## start Dataset section
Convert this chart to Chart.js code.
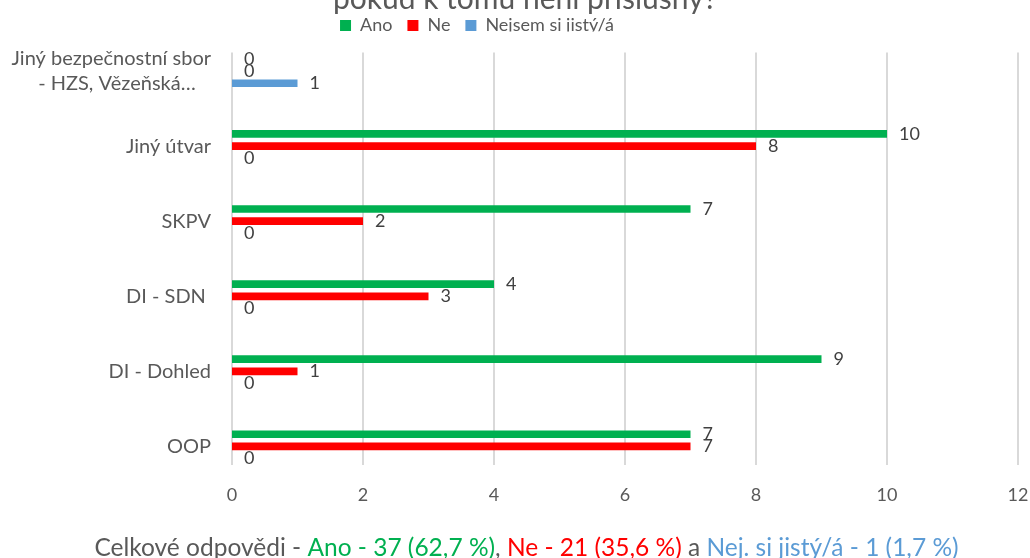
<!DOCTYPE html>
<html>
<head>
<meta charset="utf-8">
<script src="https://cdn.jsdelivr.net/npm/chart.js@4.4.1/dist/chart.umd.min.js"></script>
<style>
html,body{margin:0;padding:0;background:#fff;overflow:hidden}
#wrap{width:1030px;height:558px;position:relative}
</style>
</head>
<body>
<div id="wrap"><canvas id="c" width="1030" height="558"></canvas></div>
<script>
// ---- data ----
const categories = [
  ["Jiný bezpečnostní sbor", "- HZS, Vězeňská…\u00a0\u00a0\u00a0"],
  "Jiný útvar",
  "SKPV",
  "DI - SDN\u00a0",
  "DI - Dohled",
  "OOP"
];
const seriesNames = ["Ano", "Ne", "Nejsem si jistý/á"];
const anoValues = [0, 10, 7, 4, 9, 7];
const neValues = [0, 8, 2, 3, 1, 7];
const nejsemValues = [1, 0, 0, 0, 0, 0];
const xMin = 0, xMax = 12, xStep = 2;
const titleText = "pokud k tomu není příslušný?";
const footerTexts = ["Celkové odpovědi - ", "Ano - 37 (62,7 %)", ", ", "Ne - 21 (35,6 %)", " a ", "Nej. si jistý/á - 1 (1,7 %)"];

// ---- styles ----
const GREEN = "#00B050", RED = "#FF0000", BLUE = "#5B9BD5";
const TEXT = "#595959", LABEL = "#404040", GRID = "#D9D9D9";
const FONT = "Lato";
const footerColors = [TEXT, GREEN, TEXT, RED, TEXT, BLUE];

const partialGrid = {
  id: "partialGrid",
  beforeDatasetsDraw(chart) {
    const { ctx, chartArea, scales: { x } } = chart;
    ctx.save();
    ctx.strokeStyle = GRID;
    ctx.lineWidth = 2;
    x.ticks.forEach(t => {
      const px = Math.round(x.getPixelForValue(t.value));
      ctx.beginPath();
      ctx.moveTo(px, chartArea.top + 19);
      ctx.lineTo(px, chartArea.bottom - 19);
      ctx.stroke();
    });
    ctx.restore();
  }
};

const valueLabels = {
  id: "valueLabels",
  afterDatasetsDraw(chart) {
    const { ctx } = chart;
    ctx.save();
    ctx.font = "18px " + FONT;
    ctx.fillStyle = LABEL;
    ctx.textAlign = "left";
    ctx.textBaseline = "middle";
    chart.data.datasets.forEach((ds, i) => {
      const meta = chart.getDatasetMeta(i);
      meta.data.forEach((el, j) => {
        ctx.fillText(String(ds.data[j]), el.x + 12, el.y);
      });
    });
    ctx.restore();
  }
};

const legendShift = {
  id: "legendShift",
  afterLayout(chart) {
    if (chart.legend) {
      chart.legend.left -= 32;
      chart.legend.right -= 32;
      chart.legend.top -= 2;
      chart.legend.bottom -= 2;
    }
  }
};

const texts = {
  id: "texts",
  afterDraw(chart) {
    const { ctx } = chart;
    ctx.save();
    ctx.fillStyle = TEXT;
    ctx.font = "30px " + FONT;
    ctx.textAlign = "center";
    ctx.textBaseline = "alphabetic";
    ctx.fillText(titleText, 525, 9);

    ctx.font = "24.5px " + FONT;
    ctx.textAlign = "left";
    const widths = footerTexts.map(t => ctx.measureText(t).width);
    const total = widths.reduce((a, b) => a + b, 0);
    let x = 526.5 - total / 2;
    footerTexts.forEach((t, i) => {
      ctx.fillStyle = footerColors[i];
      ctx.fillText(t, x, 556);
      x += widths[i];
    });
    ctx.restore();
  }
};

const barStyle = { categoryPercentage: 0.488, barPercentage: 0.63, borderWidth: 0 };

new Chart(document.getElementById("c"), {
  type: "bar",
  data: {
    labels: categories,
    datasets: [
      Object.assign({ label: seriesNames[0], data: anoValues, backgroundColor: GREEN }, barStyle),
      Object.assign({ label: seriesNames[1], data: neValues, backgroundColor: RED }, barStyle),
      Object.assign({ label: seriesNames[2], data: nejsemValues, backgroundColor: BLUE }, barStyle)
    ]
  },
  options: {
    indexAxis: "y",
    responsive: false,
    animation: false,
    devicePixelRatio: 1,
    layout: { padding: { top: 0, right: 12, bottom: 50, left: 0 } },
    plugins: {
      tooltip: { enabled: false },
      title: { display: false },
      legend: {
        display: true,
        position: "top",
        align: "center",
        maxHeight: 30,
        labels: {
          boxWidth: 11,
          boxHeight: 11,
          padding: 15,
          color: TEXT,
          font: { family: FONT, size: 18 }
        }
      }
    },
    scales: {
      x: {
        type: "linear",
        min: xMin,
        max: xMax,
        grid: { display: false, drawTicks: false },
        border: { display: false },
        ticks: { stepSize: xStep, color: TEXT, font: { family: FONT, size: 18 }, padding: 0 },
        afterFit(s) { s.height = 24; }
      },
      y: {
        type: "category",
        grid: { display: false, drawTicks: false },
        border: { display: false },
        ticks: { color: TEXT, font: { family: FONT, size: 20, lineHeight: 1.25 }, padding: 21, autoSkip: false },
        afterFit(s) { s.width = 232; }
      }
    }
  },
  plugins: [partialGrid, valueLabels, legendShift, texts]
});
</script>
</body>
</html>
## end Dataset section
◆ Task statement: Go through the data above and transcribe it in full, omitting any image.

◆ Exercise answer:
Convert this chart to Chart.js code.
<!DOCTYPE html>
<html>
<head>
<meta charset="utf-8">
<script src="https://cdn.jsdelivr.net/npm/chart.js@4.4.1/dist/chart.umd.min.js"></script>
<style>
html,body{margin:0;padding:0;background:#fff;overflow:hidden}
#wrap{width:1030px;height:558px;position:relative}
</style>
</head>
<body>
<div id="wrap"><canvas id="c" width="1030" height="558"></canvas></div>
<script>
// ---- data ----
const categories = [
  ["Jiný bezpečnostní sbor", "- HZS, Vězeňská…\u00a0\u00a0\u00a0"],
  "Jiný útvar",
  "SKPV",
  "DI - SDN\u00a0",
  "DI - Dohled",
  "OOP"
];
const seriesNames = ["Ano", "Ne", "Nejsem si jistý/á"];
const anoValues = [0, 10, 7, 4, 9, 7];
const neValues = [0, 8, 2, 3, 1, 7];
const nejsemValues = [1, 0, 0, 0, 0, 0];
const xMin = 0, xMax = 12, xStep = 2;
const titleText = "pokud k tomu není příslušný?";
const footerTexts = ["Celkové odpovědi - ", "Ano - 37 (62,7 %)", ", ", "Ne - 21 (35,6 %)", " a ", "Nej. si jistý/á - 1 (1,7 %)"];

// ---- styles ----
const GREEN = "#00B050", RED = "#FF0000", BLUE = "#5B9BD5";
const TEXT = "#595959", LABEL = "#404040", GRID = "#D9D9D9";
const FONT = "Lato";
const footerColors = [TEXT, GREEN, TEXT, RED, TEXT, BLUE];

const partialGrid = {
  id: "partialGrid",
  beforeDatasetsDraw(chart) {
    const { ctx, chartArea, scales: { x } } = chart;
    ctx.save();
    ctx.strokeStyle = GRID;
    ctx.lineWidth = 2;
    x.ticks.forEach(t => {
      const px = Math.round(x.getPixelForValue(t.value));
      ctx.beginPath();
      ctx.moveTo(px, chartArea.top + 19);
      ctx.lineTo(px, chartArea.bottom - 19);
      ctx.stroke();
    });
    ctx.restore();
  }
};

const valueLabels = {
  id: "valueLabels",
  afterDatasetsDraw(chart) {
    const { ctx } = chart;
    ctx.save();
    ctx.font = "18px " + FONT;
    ctx.fillStyle = LABEL;
    ctx.textAlign = "left";
    ctx.textBaseline = "middle";
    chart.data.datasets.forEach((ds, i) => {
      const meta = chart.getDatasetMeta(i);
      meta.data.forEach((el, j) => {
        ctx.fillText(String(ds.data[j]), el.x + 12, el.y);
      });
    });
    ctx.restore();
  }
};

const legendShift = {
  id: "legendShift",
  afterLayout(chart) {
    if (chart.legend) {
      chart.legend.left -= 32;
      chart.legend.right -= 32;
      chart.legend.top -= 2;
      chart.legend.bottom -= 2;
    }
  }
};

const texts = {
  id: "texts",
  afterDraw(chart) {
    const { ctx } = chart;
    ctx.save();
    ctx.fillStyle = TEXT;
    ctx.font = "30px " + FONT;
    ctx.textAlign = "center";
    ctx.textBaseline = "alphabetic";
    ctx.fillText(titleText, 525, 9);

    ctx.font = "24.5px " + FONT;
    ctx.textAlign = "left";
    const widths = footerTexts.map(t => ctx.measureText(t).width);
    const total = widths.reduce((a, b) => a + b, 0);
    let x = 526.5 - total / 2;
    footerTexts.forEach((t, i) => {
      ctx.fillStyle = footerColors[i];
      ctx.fillText(t, x, 556);
      x += widths[i];
    });
    ctx.restore();
  }
};

const barStyle = { categoryPercentage: 0.488, barPercentage: 0.63, borderWidth: 0 };

new Chart(document.getElementById("c"), {
  type: "bar",
  data: {
    labels: categories,
    datasets: [
      Object.assign({ label: seriesNames[0], data: anoValues, backgroundColor: GREEN }, barStyle),
      Object.assign({ label: seriesNames[1], data: neValues, backgroundColor: RED }, barStyle),
      Object.assign({ label: seriesNames[2], data: nejsemValues, backgroundColor: BLUE }, barStyle)
    ]
  },
  options: {
    indexAxis: "y",
    responsive: false,
    animation: false,
    devicePixelRatio: 1,
    layout: { padding: { top: 0, right: 12, bottom: 50, left: 0 } },
    plugins: {
      tooltip: { enabled: false },
      title: { display: false },
      legend: {
        display: true,
        position: "top",
        align: "center",
        maxHeight: 30,
        labels: {
          boxWidth: 11,
          boxHeight: 11,
          padding: 15,
          color: TEXT,
          font: { family: FONT, size: 18 }
        }
      }
    },
    scales: {
      x: {
        type: "linear",
        min: xMin,
        max: xMax,
        grid: { display: false, drawTicks: false },
        border: { display: false },
        ticks: { stepSize: xStep, color: TEXT, font: { family: FONT, size: 18 }, padding: 0 },
        afterFit(s) { s.height = 24; }
      },
      y: {
        type: "category",
        grid: { display: false, drawTicks: false },
        border: { display: false },
        ticks: { color: TEXT, font: { family: FONT, size: 20, lineHeight: 1.25 }, padding: 21, autoSkip: false },
        afterFit(s) { s.width = 232; }
      }
    }
  },
  plugins: [partialGrid, valueLabels, legendShift, texts]
});
</script>
</body>
</html>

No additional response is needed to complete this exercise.